◆ The problem ◆
Restate each line word for word. Leave out every picture.

◆ Collected material ◆
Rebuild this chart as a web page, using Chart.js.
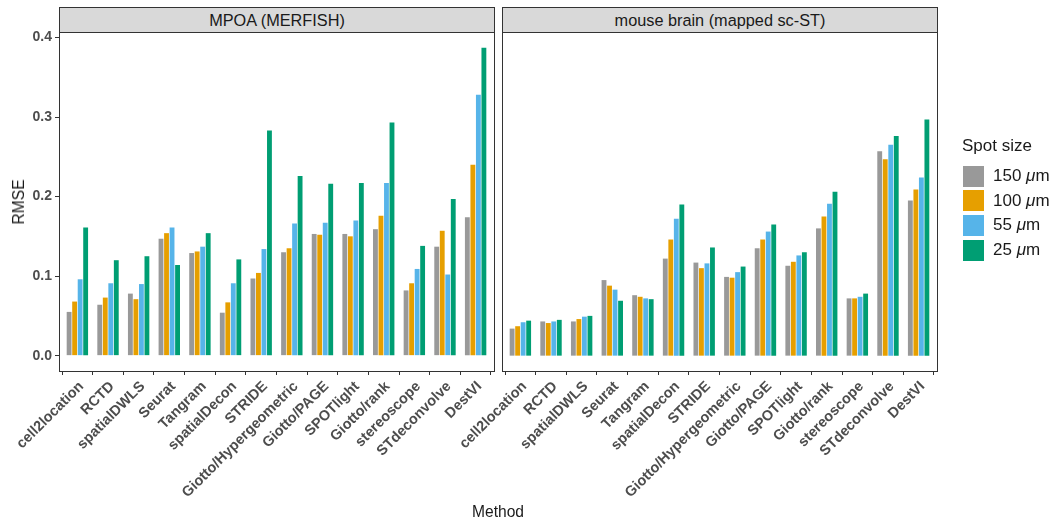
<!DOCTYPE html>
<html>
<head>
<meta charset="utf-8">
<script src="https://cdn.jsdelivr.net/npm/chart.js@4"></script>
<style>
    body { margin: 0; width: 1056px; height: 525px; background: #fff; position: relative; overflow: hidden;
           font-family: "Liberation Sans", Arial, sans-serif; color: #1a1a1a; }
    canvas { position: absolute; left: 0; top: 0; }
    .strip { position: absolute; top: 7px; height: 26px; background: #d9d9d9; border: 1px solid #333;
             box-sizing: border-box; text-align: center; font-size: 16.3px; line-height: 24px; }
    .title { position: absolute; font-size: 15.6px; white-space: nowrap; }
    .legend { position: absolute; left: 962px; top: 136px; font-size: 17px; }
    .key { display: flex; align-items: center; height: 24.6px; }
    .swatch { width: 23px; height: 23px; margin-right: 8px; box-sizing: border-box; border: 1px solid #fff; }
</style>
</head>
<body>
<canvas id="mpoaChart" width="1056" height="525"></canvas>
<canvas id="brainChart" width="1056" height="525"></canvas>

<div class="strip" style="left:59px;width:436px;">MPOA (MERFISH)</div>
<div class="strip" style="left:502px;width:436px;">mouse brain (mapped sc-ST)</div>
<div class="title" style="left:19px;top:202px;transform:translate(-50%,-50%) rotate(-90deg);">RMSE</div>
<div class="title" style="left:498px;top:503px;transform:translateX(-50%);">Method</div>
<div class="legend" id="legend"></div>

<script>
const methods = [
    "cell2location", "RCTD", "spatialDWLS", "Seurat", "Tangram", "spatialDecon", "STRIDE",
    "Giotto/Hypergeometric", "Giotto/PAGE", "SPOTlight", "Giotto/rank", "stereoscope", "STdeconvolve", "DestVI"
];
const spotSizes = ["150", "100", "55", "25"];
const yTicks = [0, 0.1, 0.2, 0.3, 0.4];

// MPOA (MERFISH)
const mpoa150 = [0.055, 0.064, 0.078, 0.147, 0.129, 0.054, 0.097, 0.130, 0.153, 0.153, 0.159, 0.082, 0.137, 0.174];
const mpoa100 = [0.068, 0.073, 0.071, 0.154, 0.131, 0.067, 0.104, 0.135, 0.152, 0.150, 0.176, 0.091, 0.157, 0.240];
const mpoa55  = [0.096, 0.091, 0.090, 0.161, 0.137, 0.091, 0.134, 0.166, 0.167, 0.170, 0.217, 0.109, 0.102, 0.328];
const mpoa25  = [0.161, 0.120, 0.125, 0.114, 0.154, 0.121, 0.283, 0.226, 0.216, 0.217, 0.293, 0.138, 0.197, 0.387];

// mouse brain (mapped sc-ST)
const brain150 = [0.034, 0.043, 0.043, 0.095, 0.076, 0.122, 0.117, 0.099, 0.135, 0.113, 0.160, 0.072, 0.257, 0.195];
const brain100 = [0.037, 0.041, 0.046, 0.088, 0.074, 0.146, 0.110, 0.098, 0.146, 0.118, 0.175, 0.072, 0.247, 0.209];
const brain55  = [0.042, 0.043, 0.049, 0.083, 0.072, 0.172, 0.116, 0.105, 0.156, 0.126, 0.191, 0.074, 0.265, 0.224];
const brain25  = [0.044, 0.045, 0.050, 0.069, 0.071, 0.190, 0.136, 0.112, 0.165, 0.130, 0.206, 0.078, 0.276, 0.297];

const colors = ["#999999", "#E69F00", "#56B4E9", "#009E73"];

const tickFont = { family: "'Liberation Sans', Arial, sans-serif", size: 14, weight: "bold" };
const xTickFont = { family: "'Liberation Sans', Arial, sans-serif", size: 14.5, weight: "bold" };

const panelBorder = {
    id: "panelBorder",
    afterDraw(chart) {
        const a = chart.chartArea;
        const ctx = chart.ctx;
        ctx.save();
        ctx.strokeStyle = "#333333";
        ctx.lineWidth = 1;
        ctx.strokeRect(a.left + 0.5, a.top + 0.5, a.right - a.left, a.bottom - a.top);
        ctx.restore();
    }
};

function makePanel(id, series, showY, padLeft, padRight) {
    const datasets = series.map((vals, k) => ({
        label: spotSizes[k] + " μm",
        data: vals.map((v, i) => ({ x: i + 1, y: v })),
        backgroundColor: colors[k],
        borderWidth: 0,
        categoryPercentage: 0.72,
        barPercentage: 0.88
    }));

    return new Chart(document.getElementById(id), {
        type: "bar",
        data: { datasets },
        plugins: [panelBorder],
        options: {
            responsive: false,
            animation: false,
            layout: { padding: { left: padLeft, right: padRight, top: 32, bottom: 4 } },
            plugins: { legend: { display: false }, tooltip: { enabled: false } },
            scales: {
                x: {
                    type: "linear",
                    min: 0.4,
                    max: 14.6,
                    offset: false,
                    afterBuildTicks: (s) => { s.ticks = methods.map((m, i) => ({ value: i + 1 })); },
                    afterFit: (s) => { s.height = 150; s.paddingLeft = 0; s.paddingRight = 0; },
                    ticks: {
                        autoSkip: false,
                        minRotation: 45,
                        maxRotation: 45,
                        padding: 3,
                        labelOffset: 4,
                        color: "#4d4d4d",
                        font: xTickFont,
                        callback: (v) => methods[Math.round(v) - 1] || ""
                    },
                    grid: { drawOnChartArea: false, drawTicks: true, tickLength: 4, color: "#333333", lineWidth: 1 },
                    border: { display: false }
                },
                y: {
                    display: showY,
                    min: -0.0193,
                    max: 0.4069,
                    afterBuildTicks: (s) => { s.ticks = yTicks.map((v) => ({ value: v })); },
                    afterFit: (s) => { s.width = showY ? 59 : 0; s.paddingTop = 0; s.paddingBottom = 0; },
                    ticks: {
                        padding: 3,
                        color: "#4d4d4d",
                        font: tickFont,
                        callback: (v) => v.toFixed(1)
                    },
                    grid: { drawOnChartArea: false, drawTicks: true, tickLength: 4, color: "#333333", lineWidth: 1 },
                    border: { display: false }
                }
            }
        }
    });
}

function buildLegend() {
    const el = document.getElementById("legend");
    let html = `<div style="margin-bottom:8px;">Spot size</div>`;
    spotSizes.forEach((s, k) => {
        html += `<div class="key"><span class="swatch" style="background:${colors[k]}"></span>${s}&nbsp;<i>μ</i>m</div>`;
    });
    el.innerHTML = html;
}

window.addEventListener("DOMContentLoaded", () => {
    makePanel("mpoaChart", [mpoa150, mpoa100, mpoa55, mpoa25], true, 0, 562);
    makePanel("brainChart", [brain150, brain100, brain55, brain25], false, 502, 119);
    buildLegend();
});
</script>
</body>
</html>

◆ Result of this exercise ◆
Rebuild this chart as a web page, using Chart.js.
<!DOCTYPE html>
<html>
<head>
<meta charset="utf-8">
<script src="https://cdn.jsdelivr.net/npm/chart.js@4"></script>
<style>
    body { margin: 0; width: 1056px; height: 525px; background: #fff; position: relative; overflow: hidden;
           font-family: "Liberation Sans", Arial, sans-serif; color: #1a1a1a; }
    canvas { position: absolute; left: 0; top: 0; }
    .strip { position: absolute; top: 7px; height: 26px; background: #d9d9d9; border: 1px solid #333;
             box-sizing: border-box; text-align: center; font-size: 16.3px; line-height: 24px; }
    .title { position: absolute; font-size: 15.6px; white-space: nowrap; }
    .legend { position: absolute; left: 962px; top: 136px; font-size: 17px; }
    .key { display: flex; align-items: center; height: 24.6px; }
    .swatch { width: 23px; height: 23px; margin-right: 8px; box-sizing: border-box; border: 1px solid #fff; }
</style>
</head>
<body>
<canvas id="mpoaChart" width="1056" height="525"></canvas>
<canvas id="brainChart" width="1056" height="525"></canvas>

<div class="strip" style="left:59px;width:436px;">MPOA (MERFISH)</div>
<div class="strip" style="left:502px;width:436px;">mouse brain (mapped sc-ST)</div>
<div class="title" style="left:19px;top:202px;transform:translate(-50%,-50%) rotate(-90deg);">RMSE</div>
<div class="title" style="left:498px;top:503px;transform:translateX(-50%);">Method</div>
<div class="legend" id="legend"></div>

<script>
const methods = [
    "cell2location", "RCTD", "spatialDWLS", "Seurat", "Tangram", "spatialDecon", "STRIDE",
    "Giotto/Hypergeometric", "Giotto/PAGE", "SPOTlight", "Giotto/rank", "stereoscope", "STdeconvolve", "DestVI"
];
const spotSizes = ["150", "100", "55", "25"];
const yTicks = [0, 0.1, 0.2, 0.3, 0.4];

// MPOA (MERFISH)
const mpoa150 = [0.055, 0.064, 0.078, 0.147, 0.129, 0.054, 0.097, 0.130, 0.153, 0.153, 0.159, 0.082, 0.137, 0.174];
const mpoa100 = [0.068, 0.073, 0.071, 0.154, 0.131, 0.067, 0.104, 0.135, 0.152, 0.150, 0.176, 0.091, 0.157, 0.240];
const mpoa55  = [0.096, 0.091, 0.090, 0.161, 0.137, 0.091, 0.134, 0.166, 0.167, 0.170, 0.217, 0.109, 0.102, 0.328];
const mpoa25  = [0.161, 0.120, 0.125, 0.114, 0.154, 0.121, 0.283, 0.226, 0.216, 0.217, 0.293, 0.138, 0.197, 0.387];

// mouse brain (mapped sc-ST)
const brain150 = [0.034, 0.043, 0.043, 0.095, 0.076, 0.122, 0.117, 0.099, 0.135, 0.113, 0.160, 0.072, 0.257, 0.195];
const brain100 = [0.037, 0.041, 0.046, 0.088, 0.074, 0.146, 0.110, 0.098, 0.146, 0.118, 0.175, 0.072, 0.247, 0.209];
const brain55  = [0.042, 0.043, 0.049, 0.083, 0.072, 0.172, 0.116, 0.105, 0.156, 0.126, 0.191, 0.074, 0.265, 0.224];
const brain25  = [0.044, 0.045, 0.050, 0.069, 0.071, 0.190, 0.136, 0.112, 0.165, 0.130, 0.206, 0.078, 0.276, 0.297];

const colors = ["#999999", "#E69F00", "#56B4E9", "#009E73"];

const tickFont = { family: "'Liberation Sans', Arial, sans-serif", size: 14, weight: "bold" };
const xTickFont = { family: "'Liberation Sans', Arial, sans-serif", size: 14.5, weight: "bold" };

const panelBorder = {
    id: "panelBorder",
    afterDraw(chart) {
        const a = chart.chartArea;
        const ctx = chart.ctx;
        ctx.save();
        ctx.strokeStyle = "#333333";
        ctx.lineWidth = 1;
        ctx.strokeRect(a.left + 0.5, a.top + 0.5, a.right - a.left, a.bottom - a.top);
        ctx.restore();
    }
};

function makePanel(id, series, showY, padLeft, padRight) {
    const datasets = series.map((vals, k) => ({
        label: spotSizes[k] + " μm",
        data: vals.map((v, i) => ({ x: i + 1, y: v })),
        backgroundColor: colors[k],
        borderWidth: 0,
        categoryPercentage: 0.72,
        barPercentage: 0.88
    }));

    return new Chart(document.getElementById(id), {
        type: "bar",
        data: { datasets },
        plugins: [panelBorder],
        options: {
            responsive: false,
            animation: false,
            layout: { padding: { left: padLeft, right: padRight, top: 32, bottom: 4 } },
            plugins: { legend: { display: false }, tooltip: { enabled: false } },
            scales: {
                x: {
                    type: "linear",
                    min: 0.4,
                    max: 14.6,
                    offset: false,
                    afterBuildTicks: (s) => { s.ticks = methods.map((m, i) => ({ value: i + 1 })); },
                    afterFit: (s) => { s.height = 150; s.paddingLeft = 0; s.paddingRight = 0; },
                    ticks: {
                        autoSkip: false,
                        minRotation: 45,
                        maxRotation: 45,
                        padding: 3,
                        labelOffset: 4,
                        color: "#4d4d4d",
                        font: xTickFont,
                        callback: (v) => methods[Math.round(v) - 1] || ""
                    },
                    grid: { drawOnChartArea: false, drawTicks: true, tickLength: 4, color: "#333333", lineWidth: 1 },
                    border: { display: false }
                },
                y: {
                    display: showY,
                    min: -0.0193,
                    max: 0.4069,
                    afterBuildTicks: (s) => { s.ticks = yTicks.map((v) => ({ value: v })); },
                    afterFit: (s) => { s.width = showY ? 59 : 0; s.paddingTop = 0; s.paddingBottom = 0; },
                    ticks: {
                        padding: 3,
                        color: "#4d4d4d",
                        font: tickFont,
                        callback: (v) => v.toFixed(1)
                    },
                    grid: { drawOnChartArea: false, drawTicks: true, tickLength: 4, color: "#333333", lineWidth: 1 },
                    border: { display: false }
                }
            }
        }
    });
}

function buildLegend() {
    const el = document.getElementById("legend");
    let html = `<div style="margin-bottom:8px;">Spot size</div>`;
    spotSizes.forEach((s, k) => {
        html += `<div class="key"><span class="swatch" style="background:${colors[k]}"></span>${s}&nbsp;<i>μ</i>m</div>`;
    });
    el.innerHTML = html;
}

window.addEventListener("DOMContentLoaded", () => {
    makePanel("mpoaChart", [mpoa150, mpoa100, mpoa55, mpoa25], true, 0, 562);
    makePanel("brainChart", [brain150, brain100, brain55, brain25], false, 502, 119);
    buildLegend();
});
</script>
</body>
</html>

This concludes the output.